Match or Correct Heights for Incoming Data
When you bring real-world DEMs or heightmaps into Gaea, the numbers often don’t match Gaea’s expected height conventions. Some datasets are already in meters (with negatives), some are biased, some are scaled oddly, and many don’t line up with how you intend to use vertical range in your graph.
A clean way to “re-home” that data into a predictable altitude ceiling - without guessing multipliers - is to use a Constant + MATCH workflow. It lets you say: “This imported terrain should top out at X meters,” and then forces everything to conform.
The goal: define a correct “highest altitude”
Instead of trying to eyeball scale, you explicitly define the maximum elevation you want your imported terrain to represent (e.g., 2400 m, 8849 m, 500 m - whatever your project needs). Then you match the imported data to that reference.
That means:
- You keep your import unclamped (so you don’t crush data).
- You normalize the incoming range (so it behaves nicely).
- You match it to a known reference height (so the final amplitude makes sense in Gaea terms).
Step-by-step workflow
1. Create a Constant as your “altitude ruler”
- Add a Constant node.
- Set its Height to the highest altitude you want to use, in meters.
- Gaea will convert that meter value into its internal percent-based height representation automatically.
Think of this Constant as your “this is what 100% height means for this project” reference.
2. Import your dataset with File (keep it unclamped)
- Add a File node and load your DEM/heightmap.
- Make sure it stays Unclamped.
Why: clamping can silently flatten anything below/above the expected range, and imported DEMs often include values outside a neat 0–1 span.
3. Autolevel right after the import
Place an Autolevel node immediately after File.
This does two helpful things:
- It remaps the incoming terrain to a clean min→max range (no wasted headroom).
- It makes the next step (matching) stable and predictable.
4. Use MATCH to conform to your Constant reference
- Add a MATCH node after Autolevel.
- Plug the Autolevel output into MATCH’s main input.
- Plug the Constant into MATCH’s Reference Input.
Now MATCH uses the Constant as the “target height context,” scaling your normalized imported terrain so its overall height aligns with the altitude you defined.
Why this works so well
- You declare intent (“max altitude is 2400 m”) instead of guessing scale factors.
- Autolevel ensures you’re matching a well-behaved, full-range signal.
- MATCH then handles the conversion cleanly, so your terrain sits correctly within Gaea’s vertical expectations.
Quick practical notes
- If your dataset includes bathymetry / negative elevations, keeping File unclamped is important. You can decide later how you want to treat below-sea regions (offset, mask, clamp, etc.).
- If you’re working with tiles, try to apply the same reference Constant across the whole set to keep consistent vertical scale.

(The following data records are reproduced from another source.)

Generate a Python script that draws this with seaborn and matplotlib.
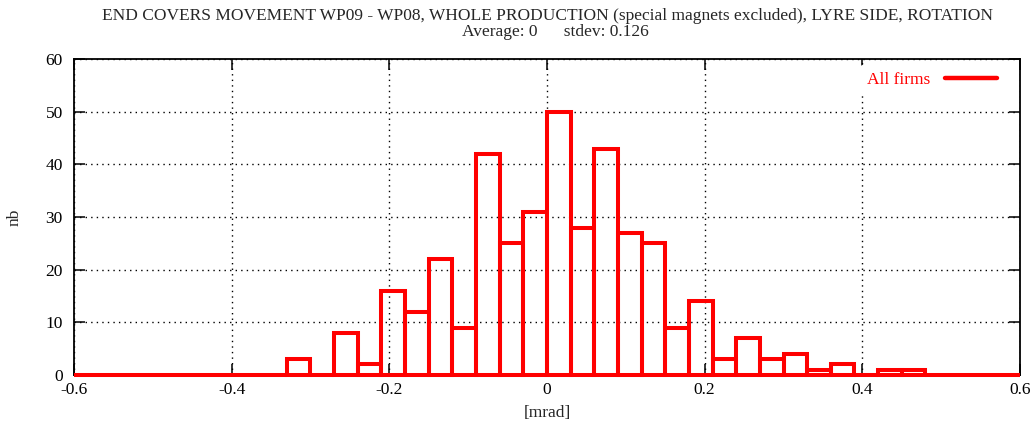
import numpy as np
import pandas as pd
import matplotlib
matplotlib.use("Agg")
import matplotlib.pyplot as plt
import seaborn as sns
from matplotlib.lines import Line2D

# Data: histogram of counts, bin width 0.03 from -0.6 to 0.6
bin_start = -0.6
bin_stop = 0.6
bin_width = 0.03
counts = [0, 0, 0, 0, 0, 0, 0, 0, 0, 3,
          0, 8, 2, 16, 12, 22, 9, 42, 25, 31,
          50, 28, 43, 27, 25, 9, 14, 3, 7, 3,
          4, 1, 2, 0, 1, 1, 0, 0, 0, 0]
bin_centers = [round(bin_start + bin_width * (i + 0.5), 4) for i in range(len(counts))]
x_ticks = [-0.6, -0.4, -0.2, 0, 0.2, 0.4, 0.6]
x_tick_labels = ["-0.6", "-0.4", "-0.2", "0", "0.2", "0.4", "0.6"]
y_ticks = [0, 10, 20, 30, 40, 50, 60]
title_line1 = "END COVERS MOVEMENT WP09 - WP08, WHOLE PRODUCTION (special magnets excluded), LYRE SIDE, ROTATION"
title_line2 = "Average: 0      stdev: 0.126"
legend_label = "All firms"

df = pd.DataFrame({"x": bin_centers, "n": counts})

sns.set_theme(style="white")
plt.rcParams["font.family"] = ["Liberation Serif", "DejaVu Serif"]
FS = 12.5

W, H = 1034, 429
fig = plt.figure(figsize=(W / 100, H / 100), dpi=100)
ax = fig.add_axes([74 / W, 1 - 375 / H, (1020 - 74) / W, (375 - 59) / H])

sns.histplot(data=df, x="x", weights="n", binwidth=bin_width,
             binrange=(bin_start, bin_stop), fill=False,
             element="bars", color="#ff0000", linewidth=2.9, ax=ax)
for p in ax.patches:
    p.set_clip_on(False)
    p.set_zorder(3)

ax.set_xlim(-0.6, 0.6)
ax.set_ylim(0, 60)
ax.set_xticks(x_ticks)
ax.set_xticklabels(x_tick_labels)
ax.set_yticks(y_ticks)
ax.grid(True, color="black", linestyle=(0, (1, 3)), linewidth=1.0)
ax.set_axisbelow(True)
ax.tick_params(direction="in", length=8, width=1.1, colors="black", labelsize=FS,
               top=True, right=True, bottom=True, left=True)
ax.tick_params(axis="x", pad=5)
ax.tick_params(axis="y", pad=8)
for s in ax.spines.values():
    s.set_color("black")
    s.set_linewidth(1.3)
    s.set_zorder(2)

ax.set_xlabel("[mrad]", fontsize=FS, labelpad=5)
ax.set_ylabel("nb", fontsize=FS, va="center", ha="center")
ax.yaxis.set_label_coords((15 - 74) / (1020 - 74), 0.5)

fig.text(547 / W, 1 - 16.5 / H, title_line1, ha="center", va="center", fontsize=FS)
fig.text(555 / W, 1 - 32.5 / H, title_line2, ha="center", va="center", fontsize=FS)

handle = Line2D([], [], color="#ff0000", linewidth=3.2)
leg = ax.legend([handle], [legend_label], loc="upper right", fontsize=FS,
                frameon=True, handlelength=3.0, handletextpad=0.86,
                borderaxespad=0, borderpad=0.4, markerfirst=False,
                bbox_to_anchor=(0.983, 0.98))
leg.get_frame().set_facecolor("white")
leg.get_frame().set_edgecolor("none")
leg.get_frame().set_alpha(1)
for t in leg.get_texts():
    t.set_color("#ff0000")

fig.savefig("out.png", dpi=100)
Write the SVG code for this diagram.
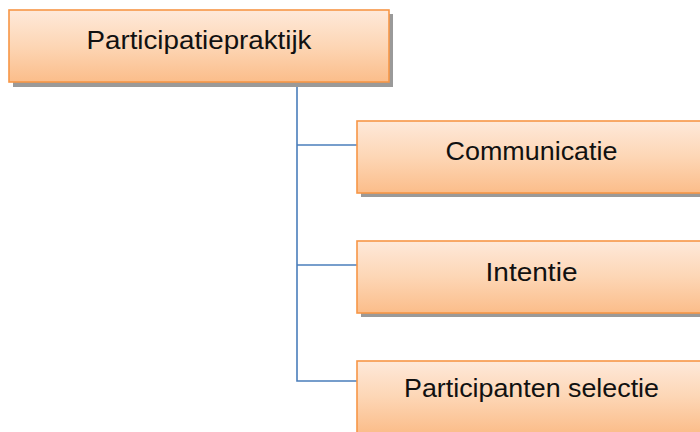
<svg xmlns="http://www.w3.org/2000/svg" width="700" height="432" viewBox="0 0 700 432">
  <style>
    .box { fill: url(#boxFill); stroke: #f79646; stroke-width: 1.6; }
    .shadow { fill: #9a9a9a; }
    .label { font-family: "Liberation Sans", Arial, sans-serif; font-size: 26px; fill: #111; text-anchor: middle; }
    .link { fill: none; stroke: #4a7ebb; stroke-width: 1.6; }
  </style>
  <defs>
    <linearGradient id="boxFill" x1="0" y1="0" x2="0" y2="1">
      <stop offset="0" stop-color="#fee9da"/>
      <stop offset="0.5" stop-color="#fdd6b5"/>
      <stop offset="1" stop-color="#fbbd8a"/>
    </linearGradient>
  </defs>

  <!-- connectors -->
  <g id="connectors">
    <path class="link" d="M297,82 V381 H357"/>
    <path class="link" d="M297,145 H357"/>
    <path class="link" d="M297,265 H357"/>
  </g>

  <!-- root -->
  <g id="participatiepraktijk">
    <rect class="shadow" x="13" y="14" width="380" height="73"/>
    <rect class="box" x="9" y="10" width="380" height="72"/>
    <text class="label" x="199" y="49" textLength="225" lengthAdjust="spacingAndGlyphs">Participatiepraktijk</text>
  </g>

  <!-- children -->
  <g id="communicatie">
    <rect class="shadow" x="361" y="125" width="349" height="72"/>
    <rect class="box" x="357" y="121" width="349" height="72"/>
    <text class="label" x="531.5" y="160" textLength="172" lengthAdjust="spacingAndGlyphs">Communicatie</text>
  </g>

  <g id="intentie">
    <rect class="shadow" x="361" y="245" width="349" height="72"/>
    <rect class="box" x="357" y="241" width="349" height="72"/>
    <text class="label" x="531.5" y="281" textLength="92" lengthAdjust="spacingAndGlyphs">Intentie</text>
  </g>

  <g id="participanten-selectie">
    <rect class="shadow" x="361" y="365" width="349" height="72"/>
    <rect class="box" x="357" y="361" width="349" height="72"/>
    <text class="label" x="531.5" y="397" textLength="255" lengthAdjust="spacingAndGlyphs">Participanten selectie</text>
  </g>
</svg>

- This workflow is about getting the imported terrain into a correct, predictable altitude framework inside Gaea; you can still do final vertical scaling in your DCC/engine if you’re targeting a specific displacement range.
Alternate Technique
If you expect your data to have no negative values, use the File node to import the data, then apply the Autolevel modifier in the Modifier Stack. Then apply the Height Remap modifier and clamp the values to whatever height you want.
This is a much simpler technique and may be useful in most cases. However, for exact precision, it is better to use the sophisticated technique shown above.